After tuning both XGB and RF models and selecting the best model to use here are the results for the accuracy of the models, along with each variables importance.

Model Comparison -Accuracy: % of correct predictions (XGB outperforms Random Forest) -ROC-AUC: measures ability to distinguish between classes. (Random Forest is slightly better) -Brier: Measures the accuracy of probabilistic predictions. Lower is better. (Random Forrest is the best)

Variable importance refers to which metrics show the influence over the prediction the most. Zone shown to be the most impactful in predicting the outcome

Mode Comparison
.metric .estimate model
accuracy 0.6440000 rf
roc_auc 0.7092392 rf
brier_class 0.2144250 rf
accuracy 0.6580000 xgb
roc_auc 0.7090629 xgb
brier_class 0.2319823 xgb

Here we are using the Generalise Linear Model function to look at each variables odds ratio on how they will predict the likelihood of ending up as a strike. For example, pitch type KC is 4 times more likely to end up as a strike if chosen as the method of pitch type with statistical significance.

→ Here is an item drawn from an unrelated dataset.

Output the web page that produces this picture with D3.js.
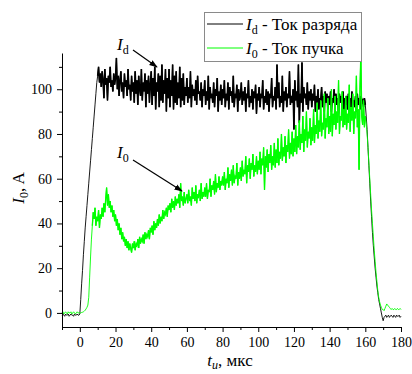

R²: 0.068 which indicates the model has modest explanatory power (~6.8% of the variance in strike calls explained).

  Is Strike
Predictors Odds Ratios CI p
(Intercept) 2.68 0.54 – 13.35 0.229
plate x 1.05 0.90 – 1.23 0.523
pitch type [CU] 1.02 0.56 – 1.87 0.939
pitch type [FC] 0.76 0.43 – 1.34 0.343
pitch type [FF] 1.01 0.59 – 1.74 0.975
pitch type [FS] 2.32 1.15 – 4.76 0.019
pitch type [KC] 0.80 0.35 – 1.83 0.605
pitch type [SI] 1.04 0.63 – 1.72 0.885
pitch type [SL] 1.45 0.90 – 2.34 0.127
pitch type [ST] 1.89 1.02 – 3.52 0.043
pitch type [SV] 2.49 0.23 – 55.52 0.466
zone 0.89 0.86 – 0.92 <0.001
strikes 0.61 0.54 – 0.70 <0.001
inning 1.02 0.98 – 1.06 0.367
ax 0.99 0.98 – 1.01 0.308
ay 1.00 0.95 – 1.04 0.885
az 0.98 0.96 – 1.01 0.232
Observations 1500
R2 Tjur 0.099

Limitations related to this is not including more models to compare. More analyse on the variable in particular as well to find which has the highest correlations is something also to be done in the future.